The listing below must be repeated word for word, with its images excluded.

** START OF Material provided **

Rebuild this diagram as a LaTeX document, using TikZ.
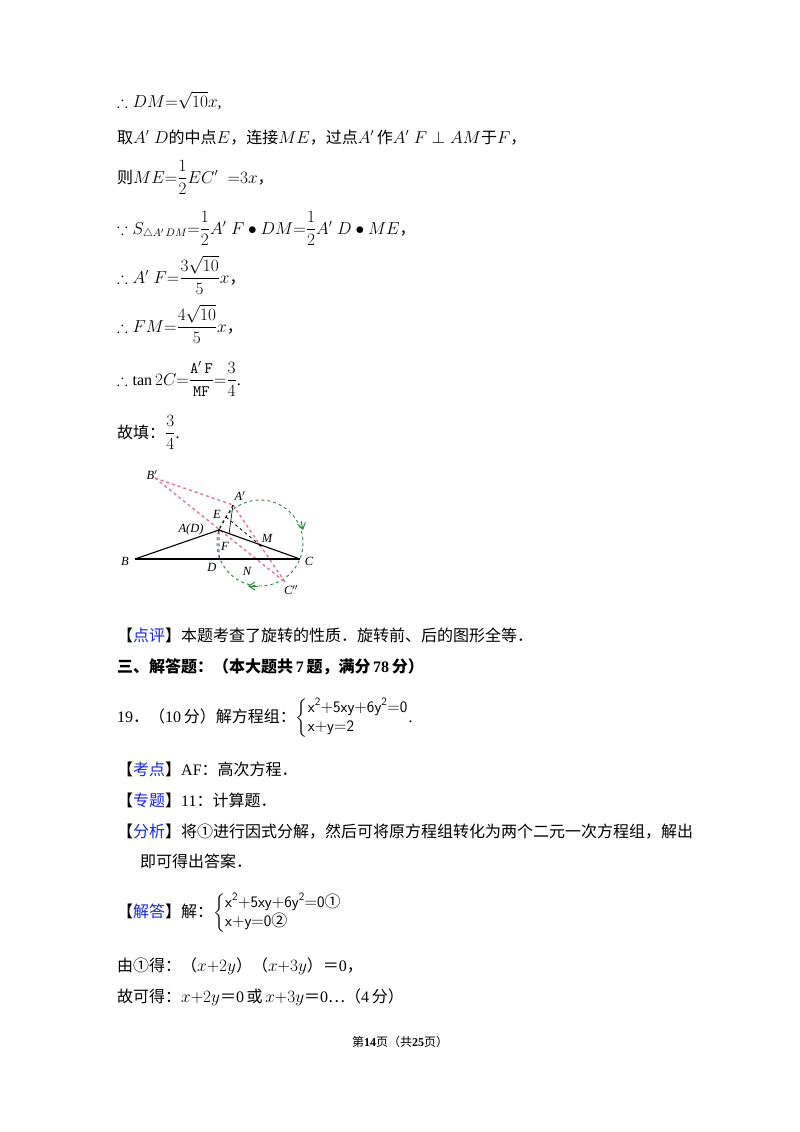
\documentclass[tikz,border=0pt]{standalone}
\usepackage{amsmath,amssymb}
\usepackage{fontspec}
\setmainfont{Liberation Serif}
\newfontfamily\cjk{Noto Sans CJK SC}
\usetikzlibrary{arrows.meta}
\definecolor{kblue}{RGB}{20,40,230}
\definecolor{pinkd}{RGB}{225,120,145}
\definecolor{gd}{RGB}{40,140,50}
\newcommand{\C}[1]{{\cjk #1}}
\newcommand{\tg}[1]{{\cjk 【\textcolor{kblue}{#1}】}}
\begin{document}
\begin{tikzpicture}[x=1pt,y=-1pt,
 t/.style={anchor=base west,inner sep=0pt,font=\fontsize{16}{19}\selectfont},
 lab/.style={font=\itshape\fontsize{12.5}{13}\selectfont,inner sep=0pt},
 pk/.style={pinkd,dashed,line width=1.4pt},
 bk/.style={black,line width=1.1pt}]
\useasboundingbox (0,0) rectangle (800,1132);
\fill[white] (0,0) rectangle (800,1132);
\node[t] (l1) at (117,107) {$\therefore DM{=}\sqrt{10}x$,};
\node[t] (l2) at (117,143) {\C{取}$A'\;D$\C{的中点}$E$\C{，连接}$ME$\C{，过点}$A'$\,\C{作}$A'\;F\perp AM$\C{于}$F$\C{，}};
\node[t] (l3) at (117,183) {\C{则}$ME{=}\dfrac{1}{2}EC'\;\;{=}3x$\C{，}};
\node[t] (l4) at (117,234) {$\because S_{\triangle A'\,DM}{=}\dfrac12 A'\;F\bullet DM{=}\dfrac12 A'\;D\bullet ME$\C{，}};
\node[t] (l5) at (117,283) {$\therefore A'\;F{=}\dfrac{3\sqrt{10}}{5}x$\C{，}};
\node[t] (l6) at (117,332) {$\therefore FM{=}\dfrac{4\sqrt{10}}{5}x$\C{，}};
\node[t] (l7) at (117,385) {$\therefore \tan 2C{=}\dfrac{\mathtt{A'\,F}}{\mathtt{MF}}{=}\dfrac34$.};
\node[t] (l8) at (117,438) {\C{故填：}$\dfrac34$.};
% figure
\coordinate (Bp) at (155,478);
\coordinate (Ap) at (233,505);
\coordinate (A) at (219,530);
\coordinate (E) at (226,517);
\coordinate (F) at (229,534);
\coordinate (M) at (260,545);
\coordinate (B) at (135,559);
\coordinate (C) at (300,559);
\coordinate (D) at (219,559);
\coordinate (Cp) at (285,582);
\draw[gd,dashed,line width=0.9pt] (260,543) circle (43);
\draw[gd,line width=1pt,-{Straight Barb[length=6pt,width=8pt]}] (301,521) -- (303,530);
\draw[gd,line width=1pt,-{Straight Barb[length=6pt,width=8pt]}] (258,586) -- (248,586);
\draw[pk] (Bp) -- (Ap);
\draw[pk] (Bp) -- (Cp);
\draw[pk] (Ap) -- (Cp);
\draw[bk] (B) -- (C);
\draw[bk] (B) -- (A) -- (C);
\draw[dashed,line width=0.8pt] (Ap) -- (A) -- (D);
\draw[dashed,line width=0.8pt] (E) -- (M);
\draw[line width=0.6pt] (Ap) -- (F);
\fill (A) circle (1.4); \fill (M) circle (1.4);
\node[lab] at (152,475) {B$'$};
\node[lab] at (240,496) {A$'$};
\node[lab] at (217,514) {E};
\node[lab] at (191,529) {A(D)};
\node[lab] at (225,546) {F};
\node[lab] at (267,538) {M};
\node[lab] at (125,561) {B};
\node[lab] at (309,561) {C};
\node[lab] at (212,567) {D};
\node[lab] at (247,571) {N};
\node[lab] at (291,590) {C$''$};
% texts
\node[t] (l9) at (117,641) {\tg{点评}\C{本题考查了旋转的性质．旋转前、后的图形全等．}};
\node[t] (l10) at (117,672) {\cjk\bfseries 三、解答题：（本大题共\,\textrm{7}\,题，满分\,\textrm{78}\,分）};
\node[t] (l11) at (117,722) {19\C{．（}10\,\C{分）解方程组：}$\left\{\begin{array}{@{}l@{}}\mathsf{x^2{+}5xy{+}6y^2{=}0}\\ \mathsf{x{+}y{=}2}\end{array}\right.$.};
\node[t] (l12) at (117,775) {\tg{考点}AF\C{：高次方程．}};
\node[t] (l13) at (117,806) {\tg{专题}11\C{：计算题．}};
\node[t] (l14) at (117,837) {\tg{分析}\C{将①进行因式分解，然后可将原方程组转化为两个二元一次方程组，解出}};
\node[t] (l15) at (140,867) {\C{即可得出答案．}};
\node[t] (l16) at (117,917) {\tg{解答}\C{解：}$\left\{\begin{array}{@{}l@{}}\mathsf{x^2{+}5xy{+}6y^2{=}0}\text{\cjk ①}\\ \mathsf{x{+}y{=}0}\text{\cjk ②}\end{array}\right.$};
\node[t] (l17) at (117,971) {\C{由①得：（}$x{+}2y$\C{）（}$x{+}3y$\C{）＝}0\C{，}};
\node[t] (l18) at (117,1002) {\C{故可得：}$x{+}2y$\C{＝}0\,\C{或}\,$x{+}3y$\C{＝}0\C{…（}4\,\C{分）}};
\node[anchor=base,inner sep=0pt,font=\fontsize{12}{14}\selectfont] (ft) at (400,1046) {\C{第}\textbf{14}\C{页（共}\textbf{25}\C{页）}};
\end{tikzpicture}
\end{document}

** END OF Material provided **

◆ Output for this exercise:
Rebuild this diagram as a LaTeX document, using TikZ.
\documentclass[tikz,border=0pt]{standalone}
\usepackage{amsmath,amssymb}
\usepackage{fontspec}
\setmainfont{Liberation Serif}
\newfontfamily\cjk{Noto Sans CJK SC}
\usetikzlibrary{arrows.meta}
\definecolor{kblue}{RGB}{20,40,230}
\definecolor{pinkd}{RGB}{225,120,145}
\definecolor{gd}{RGB}{40,140,50}
\newcommand{\C}[1]{{\cjk #1}}
\newcommand{\tg}[1]{{\cjk 【\textcolor{kblue}{#1}】}}
\begin{document}
\begin{tikzpicture}[x=1pt,y=-1pt,
 t/.style={anchor=base west,inner sep=0pt,font=\fontsize{16}{19}\selectfont},
 lab/.style={font=\itshape\fontsize{12.5}{13}\selectfont,inner sep=0pt},
 pk/.style={pinkd,dashed,line width=1.4pt},
 bk/.style={black,line width=1.1pt}]
\useasboundingbox (0,0) rectangle (800,1132);
\fill[white] (0,0) rectangle (800,1132);
\node[t] (l1) at (117,107) {$\therefore DM{=}\sqrt{10}x$,};
\node[t] (l2) at (117,143) {\C{取}$A'\;D$\C{的中点}$E$\C{，连接}$ME$\C{，过点}$A'$\,\C{作}$A'\;F\perp AM$\C{于}$F$\C{，}};
\node[t] (l3) at (117,183) {\C{则}$ME{=}\dfrac{1}{2}EC'\;\;{=}3x$\C{，}};
\node[t] (l4) at (117,234) {$\because S_{\triangle A'\,DM}{=}\dfrac12 A'\;F\bullet DM{=}\dfrac12 A'\;D\bullet ME$\C{，}};
\node[t] (l5) at (117,283) {$\therefore A'\;F{=}\dfrac{3\sqrt{10}}{5}x$\C{，}};
\node[t] (l6) at (117,332) {$\therefore FM{=}\dfrac{4\sqrt{10}}{5}x$\C{，}};
\node[t] (l7) at (117,385) {$\therefore \tan 2C{=}\dfrac{\mathtt{A'\,F}}{\mathtt{MF}}{=}\dfrac34$.};
\node[t] (l8) at (117,438) {\C{故填：}$\dfrac34$.};
% figure
\coordinate (Bp) at (155,478);
\coordinate (Ap) at (233,505);
\coordinate (A) at (219,530);
\coordinate (E) at (226,517);
\coordinate (F) at (229,534);
\coordinate (M) at (260,545);
\coordinate (B) at (135,559);
\coordinate (C) at (300,559);
\coordinate (D) at (219,559);
\coordinate (Cp) at (285,582);
\draw[gd,dashed,line width=0.9pt] (260,543) circle (43);
\draw[gd,line width=1pt,-{Straight Barb[length=6pt,width=8pt]}] (301,521) -- (303,530);
\draw[gd,line width=1pt,-{Straight Barb[length=6pt,width=8pt]}] (258,586) -- (248,586);
\draw[pk] (Bp) -- (Ap);
\draw[pk] (Bp) -- (Cp);
\draw[pk] (Ap) -- (Cp);
\draw[bk] (B) -- (C);
\draw[bk] (B) -- (A) -- (C);
\draw[dashed,line width=0.8pt] (Ap) -- (A) -- (D);
\draw[dashed,line width=0.8pt] (E) -- (M);
\draw[line width=0.6pt] (Ap) -- (F);
\fill (A) circle (1.4); \fill (M) circle (1.4);
\node[lab] at (152,475) {B$'$};
\node[lab] at (240,496) {A$'$};
\node[lab] at (217,514) {E};
\node[lab] at (191,529) {A(D)};
\node[lab] at (225,546) {F};
\node[lab] at (267,538) {M};
\node[lab] at (125,561) {B};
\node[lab] at (309,561) {C};
\node[lab] at (212,567) {D};
\node[lab] at (247,571) {N};
\node[lab] at (291,590) {C$''$};
% texts
\node[t] (l9) at (117,641) {\tg{点评}\C{本题考查了旋转的性质．旋转前、后的图形全等．}};
\node[t] (l10) at (117,672) {\cjk\bfseries 三、解答题：（本大题共\,\textrm{7}\,题，满分\,\textrm{78}\,分）};
\node[t] (l11) at (117,722) {19\C{．（}10\,\C{分）解方程组：}$\left\{\begin{array}{@{}l@{}}\mathsf{x^2{+}5xy{+}6y^2{=}0}\\ \mathsf{x{+}y{=}2}\end{array}\right.$.};
\node[t] (l12) at (117,775) {\tg{考点}AF\C{：高次方程．}};
\node[t] (l13) at (117,806) {\tg{专题}11\C{：计算题．}};
\node[t] (l14) at (117,837) {\tg{分析}\C{将①进行因式分解，然后可将原方程组转化为两个二元一次方程组，解出}};
\node[t] (l15) at (140,867) {\C{即可得出答案．}};
\node[t] (l16) at (117,917) {\tg{解答}\C{解：}$\left\{\begin{array}{@{}l@{}}\mathsf{x^2{+}5xy{+}6y^2{=}0}\text{\cjk ①}\\ \mathsf{x{+}y{=}0}\text{\cjk ②}\end{array}\right.$};
\node[t] (l17) at (117,971) {\C{由①得：（}$x{+}2y$\C{）（}$x{+}3y$\C{）＝}0\C{，}};
\node[t] (l18) at (117,1002) {\C{故可得：}$x{+}2y$\C{＝}0\,\C{或}\,$x{+}3y$\C{＝}0\C{…（}4\,\C{分）}};
\node[anchor=base,inner sep=0pt,font=\fontsize{12}{14}\selectfont] (ft) at (400,1046) {\C{第}\textbf{14}\C{页（共}\textbf{25}\C{页）}};
\end{tikzpicture}
\end{document}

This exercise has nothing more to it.